> [Objective]:
Repeat every record below exactly, omitting any pictures.

> [Task inputs]:
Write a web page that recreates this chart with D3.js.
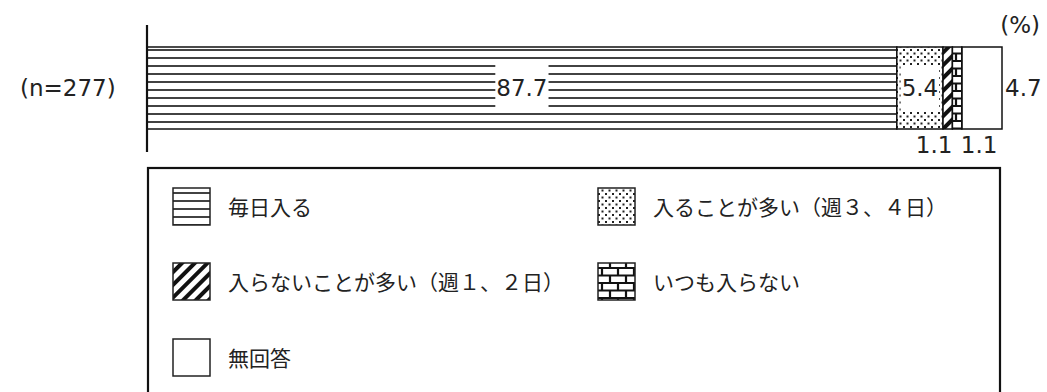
<!DOCTYPE html>
<html>
<head>
<meta charset="utf-8">
<script src="https://cdn.jsdelivr.net/npm/d3@7"></script>
<style>
	body { margin: 0; background: #fff; }
	svg { display: block; }
	.num { font-family: "DejaVu Sans", Verdana, sans-serif; font-size: 23px; fill: #222; }
	.jp { font-family: "Noto Sans CJK JP", sans-serif; font-size: 21px; fill: #222; }
</style>
</head>
<body>
<svg id="chart" width="1047" height="392"></svg>
<script>
// chart data
var categories = ['毎日入る', '入ることが多い（週３、４日）', '入らないことが多い（週１、２日）', 'いつも入らない', '無回答'];
var values = [87.7, 5.4, 1.1, 1.1, 4.7];
var sampleLabel = '(n=277)';
var unitLabel = '(%)';
var patternIds = ['p-hline', 'p-dots', 'p-diag', 'p-brick', 'p-none'];

var svg = d3.select('#chart');
var defs = svg.append('defs');

// patterns
function makePatterns() {
	var p = defs.append('pattern').attr('id', 'p-hline')
		.attr('patternUnits', 'userSpaceOnUse').attr('width', 8).attr('height', 8);
	p.append('rect').attr('width', 8).attr('height', 8).attr('fill', '#fff');
	p.append('line').attr('x1', 0).attr('x2', 8).attr('y1', 2).attr('y2', 2)
		.attr('stroke', '#111').attr('stroke-width', 1.6);

	p = defs.append('pattern').attr('id', 'p-dots')
		.attr('patternUnits', 'userSpaceOnUse').attr('width', 7).attr('height', 7);
	p.append('rect').attr('width', 7).attr('height', 7).attr('fill', '#fff');
	p.append('rect').attr('x', 0).attr('y', 0).attr('width', 2).attr('height', 2).attr('fill', '#222');
	p.append('rect').attr('x', 3.5).attr('y', 3.5).attr('width', 2).attr('height', 2).attr('fill', '#222');

	p = defs.append('pattern').attr('id', 'p-diag')
		.attr('patternUnits', 'userSpaceOnUse').attr('width', 9).attr('height', 9)
		.attr('patternTransform', 'rotate(45)');
	p.append('rect').attr('width', 9).attr('height', 9).attr('fill', '#fff');
	p.append('rect').attr('x', 0).attr('y', 0).attr('width', 4).attr('height', 9).attr('fill', '#111');

	p = defs.append('pattern').attr('id', 'p-brick')
		.attr('patternUnits', 'userSpaceOnUse').attr('width', 16).attr('height', 15);
	p.append('rect').attr('width', 16).attr('height', 15).attr('fill', '#fff');
	p.append('path')
		.attr('d', 'M0 1H16M0 8.5H16M4 0V8.5M12 8.5V15')
		.attr('stroke', '#111').attr('stroke-width', 2.2).attr('fill', 'none');
}
makePatterns();

// layout
var barLeft = 147, barRight = 1002, barTop = 47, barBottom = 129;
var x = d3.scaleLinear().domain([0, 100]).range([barLeft, barRight]);

var cum = 0;
var segs = values.map(function(v, i) {
	var s = { value: v, start: cum, end: cum + v, pattern: patternIds[i] };
	cum += v;
	return s;
});

var bar = svg.append('g');
bar.selectAll('rect.seg').data(segs).enter().append('rect')
	.attr('class', 'seg')
	.attr('x', function(d) { return x(d.start); })
	.attr('y', barTop)
	.attr('width', function(d) { return x(d.end) - x(d.start); })
	.attr('height', barBottom - barTop)
	.attr('fill', function(d) { return 'url(#' + d.pattern + ')'; })
	.attr('stroke', '#111')
	.attr('stroke-width', 1.5);

// axis line
svg.append('line')
	.attr('x1', barLeft).attr('x2', barLeft)
	.attr('y1', 25).attr('y2', 152)
	.attr('stroke', '#111').attr('stroke-width', 2.2);

var midY = (barTop + barBottom) / 2;

// labels inside the bar (with white background)
function insideLabel(d) {
	var cx = (x(d.start) + x(d.end)) / 2;
	var t = svg.append('text').attr('class', 'num')
		.attr('x', cx).attr('y', midY).attr('dy', '0.36em')
		.attr('text-anchor', 'middle').text(d.value.toFixed(1));
	var bb = t.node().getBBox();
	svg.insert('rect', function() { return t.node(); })
		.attr('x', bb.x - 1).attr('y', barTop + 18)
		.attr('width', bb.width + 2).attr('height', barBottom - barTop - 36)
		.attr('fill', '#fff');
}
insideLabel(segs[0]);
insideLabel(segs[1]);

// small segments labelled below the bar
svg.append('text').attr('class', 'num')
	.attr('x', x(segs[2].end)).attr('y', 153)
	.attr('text-anchor', 'end').text(segs[2].value.toFixed(1));
svg.append('text').attr('class', 'num')
	.attr('x', x(segs[3].end) - 1).attr('y', 153)
	.attr('text-anchor', 'start').text(segs[3].value.toFixed(1));

// last segment to the right
svg.append('text').attr('class', 'num')
	.attr('x', x(segs[4].end) + 3).attr('y', midY).attr('dy', '0.36em')
	.attr('text-anchor', 'start').text(segs[4].value.toFixed(1));

svg.append('text').attr('class', 'num')
	.attr('x', 20).attr('y', midY).attr('dy', '0.36em')
	.text(sampleLabel);

svg.append('text').attr('class', 'num')
	.attr('x', 1040).attr('y', 25).attr('dy', '0.36em')
	.attr('text-anchor', 'end').text(unitLabel);

// legend
var legend = svg.append('g');
legend.append('rect')
	.attr('x', 148).attr('y', 168)
	.attr('width', 852).attr('height', 260)
	.attr('fill', 'none').attr('stroke', '#111').attr('stroke-width', 2.2);

var legendPos = [
	{ x: 173, y: 207 }, { x: 598, y: 207 },
	{ x: 173, y: 282 }, { x: 598, y: 282 },
	{ x: 173, y: 358 }
];

var items = legend.selectAll('g.item').data(categories).enter().append('g')
	.attr('class', 'item')
	.attr('transform', function(d, i) {
		return 'translate(' + legendPos[i].x + ',' + legendPos[i].y + ')';
	});

items.append('rect')
	.attr('x', 0).attr('y', -19)
	.attr('width', 37).attr('height', 37)
	.attr('fill', function(d, i) { return 'url(#' + patternIds[i] + ')'; })
	.attr('stroke', '#222').attr('stroke-width', 1.5);

items.append('text').attr('class', 'jp')
	.attr('x', 55).attr('y', 0).attr('dy', '0.36em')
	.text(function(d) { return d; });
</script>
</body>
</html>
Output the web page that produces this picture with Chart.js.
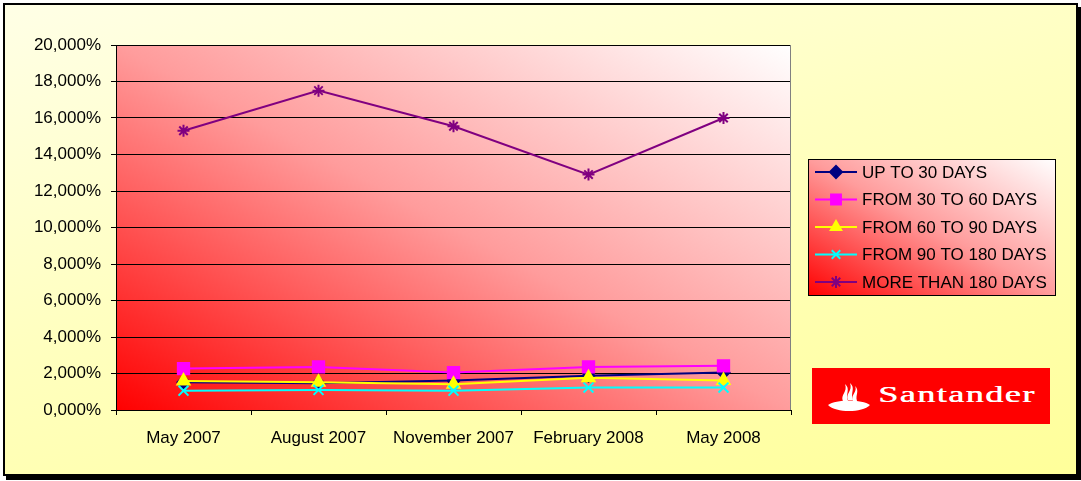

> [Response to the task]:
Write a web page that recreates this chart with D3.js.
<!DOCTYPE html>
<html>
<head>
<meta charset="utf-8">
<script src="https://cdn.jsdelivr.net/npm/d3@7"></script>
<style>
	body { margin: 0; background: #fff; }
	svg { display: block; }
	.num { font-family: "DejaVu Sans", Verdana, sans-serif; font-size: 23px; fill: #222; }
	.jp { font-family: "Noto Sans CJK JP", sans-serif; font-size: 21px; fill: #222; }
</style>
</head>
<body>
<svg id="chart" width="1047" height="392"></svg>
<script>
// chart data
var categories = ['毎日入る', '入ることが多い（週３、４日）', '入らないことが多い（週１、２日）', 'いつも入らない', '無回答'];
var values = [87.7, 5.4, 1.1, 1.1, 4.7];
var sampleLabel = '(n=277)';
var unitLabel = '(%)';
var patternIds = ['p-hline', 'p-dots', 'p-diag', 'p-brick', 'p-none'];

var svg = d3.select('#chart');
var defs = svg.append('defs');

// patterns
function makePatterns() {
	var p = defs.append('pattern').attr('id', 'p-hline')
		.attr('patternUnits', 'userSpaceOnUse').attr('width', 8).attr('height', 8);
	p.append('rect').attr('width', 8).attr('height', 8).attr('fill', '#fff');
	p.append('line').attr('x1', 0).attr('x2', 8).attr('y1', 2).attr('y2', 2)
		.attr('stroke', '#111').attr('stroke-width', 1.6);

	p = defs.append('pattern').attr('id', 'p-dots')
		.attr('patternUnits', 'userSpaceOnUse').attr('width', 7).attr('height', 7);
	p.append('rect').attr('width', 7).attr('height', 7).attr('fill', '#fff');
	p.append('rect').attr('x', 0).attr('y', 0).attr('width', 2).attr('height', 2).attr('fill', '#222');
	p.append('rect').attr('x', 3.5).attr('y', 3.5).attr('width', 2).attr('height', 2).attr('fill', '#222');

	p = defs.append('pattern').attr('id', 'p-diag')
		.attr('patternUnits', 'userSpaceOnUse').attr('width', 9).attr('height', 9)
		.attr('patternTransform', 'rotate(45)');
	p.append('rect').attr('width', 9).attr('height', 9).attr('fill', '#fff');
	p.append('rect').attr('x', 0).attr('y', 0).attr('width', 4).attr('height', 9).attr('fill', '#111');

	p = defs.append('pattern').attr('id', 'p-brick')
		.attr('patternUnits', 'userSpaceOnUse').attr('width', 16).attr('height', 15);
	p.append('rect').attr('width', 16).attr('height', 15).attr('fill', '#fff');
	p.append('path')
		.attr('d', 'M0 1H16M0 8.5H16M4 0V8.5M12 8.5V15')
		.attr('stroke', '#111').attr('stroke-width', 2.2).attr('fill', 'none');
}
makePatterns();

// layout
var barLeft = 147, barRight = 1002, barTop = 47, barBottom = 129;
var x = d3.scaleLinear().domain([0, 100]).range([barLeft, barRight]);

var cum = 0;
var segs = values.map(function(v, i) {
	var s = { value: v, start: cum, end: cum + v, pattern: patternIds[i] };
	cum += v;
	return s;
});

var bar = svg.append('g');
bar.selectAll('rect.seg').data(segs).enter().append('rect')
	.attr('class', 'seg')
	.attr('x', function(d) { return x(d.start); })
	.attr('y', barTop)
	.attr('width', function(d) { return x(d.end) - x(d.start); })
	.attr('height', barBottom - barTop)
	.attr('fill', function(d) { return 'url(#' + d.pattern + ')'; })
	.attr('stroke', '#111')
	.attr('stroke-width', 1.5);

// axis line
svg.append('line')
	.attr('x1', barLeft).attr('x2', barLeft)
	.attr('y1', 25).attr('y2', 152)
	.attr('stroke', '#111').attr('stroke-width', 2.2);

var midY = (barTop + barBottom) / 2;

// labels inside the bar (with white background)
function insideLabel(d) {
	var cx = (x(d.start) + x(d.end)) / 2;
	var t = svg.append('text').attr('class', 'num')
		.attr('x', cx).attr('y', midY).attr('dy', '0.36em')
		.attr('text-anchor', 'middle').text(d.value.toFixed(1));
	var bb = t.node().getBBox();
	svg.insert('rect', function() { return t.node(); })
		.attr('x', bb.x - 1).attr('y', barTop + 18)
		.attr('width', bb.width + 2).attr('height', barBottom - barTop - 36)
		.attr('fill', '#fff');
}
insideLabel(segs[0]);
insideLabel(segs[1]);

// small segments labelled below the bar
svg.append('text').attr('class', 'num')
	.attr('x', x(segs[2].end)).attr('y', 153)
	.attr('text-anchor', 'end').text(segs[2].value.toFixed(1));
svg.append('text').attr('class', 'num')
	.attr('x', x(segs[3].end) - 1).attr('y', 153)
	.attr('text-anchor', 'start').text(segs[3].value.toFixed(1));

// last segment to the right
svg.append('text').attr('class', 'num')
	.attr('x', x(segs[4].end) + 3).attr('y', midY).attr('dy', '0.36em')
	.attr('text-anchor', 'start').text(segs[4].value.toFixed(1));

svg.append('text').attr('class', 'num')
	.attr('x', 20).attr('y', midY).attr('dy', '0.36em')
	.text(sampleLabel);

svg.append('text').attr('class', 'num')
	.attr('x', 1040).attr('y', 25).attr('dy', '0.36em')
	.attr('text-anchor', 'end').text(unitLabel);

// legend
var legend = svg.append('g');
legend.append('rect')
	.attr('x', 148).attr('y', 168)
	.attr('width', 852).attr('height', 260)
	.attr('fill', 'none').attr('stroke', '#111').attr('stroke-width', 2.2);

var legendPos = [
	{ x: 173, y: 207 }, { x: 598, y: 207 },
	{ x: 173, y: 282 }, { x: 598, y: 282 },
	{ x: 173, y: 358 }
];

var items = legend.selectAll('g.item').data(categories).enter().append('g')
	.attr('class', 'item')
	.attr('transform', function(d, i) {
		return 'translate(' + legendPos[i].x + ',' + legendPos[i].y + ')';
	});

items.append('rect')
	.attr('x', 0).attr('y', -19)
	.attr('width', 37).attr('height', 37)
	.attr('fill', function(d, i) { return 'url(#' + patternIds[i] + ')'; })
	.attr('stroke', '#222').attr('stroke-width', 1.5);

items.append('text').attr('class', 'jp')
	.attr('x', 55).attr('y', 0).attr('dy', '0.36em')
	.text(function(d) { return d; });
</script>
</body>
</html>
Output the web page that produces this picture with Chart.js.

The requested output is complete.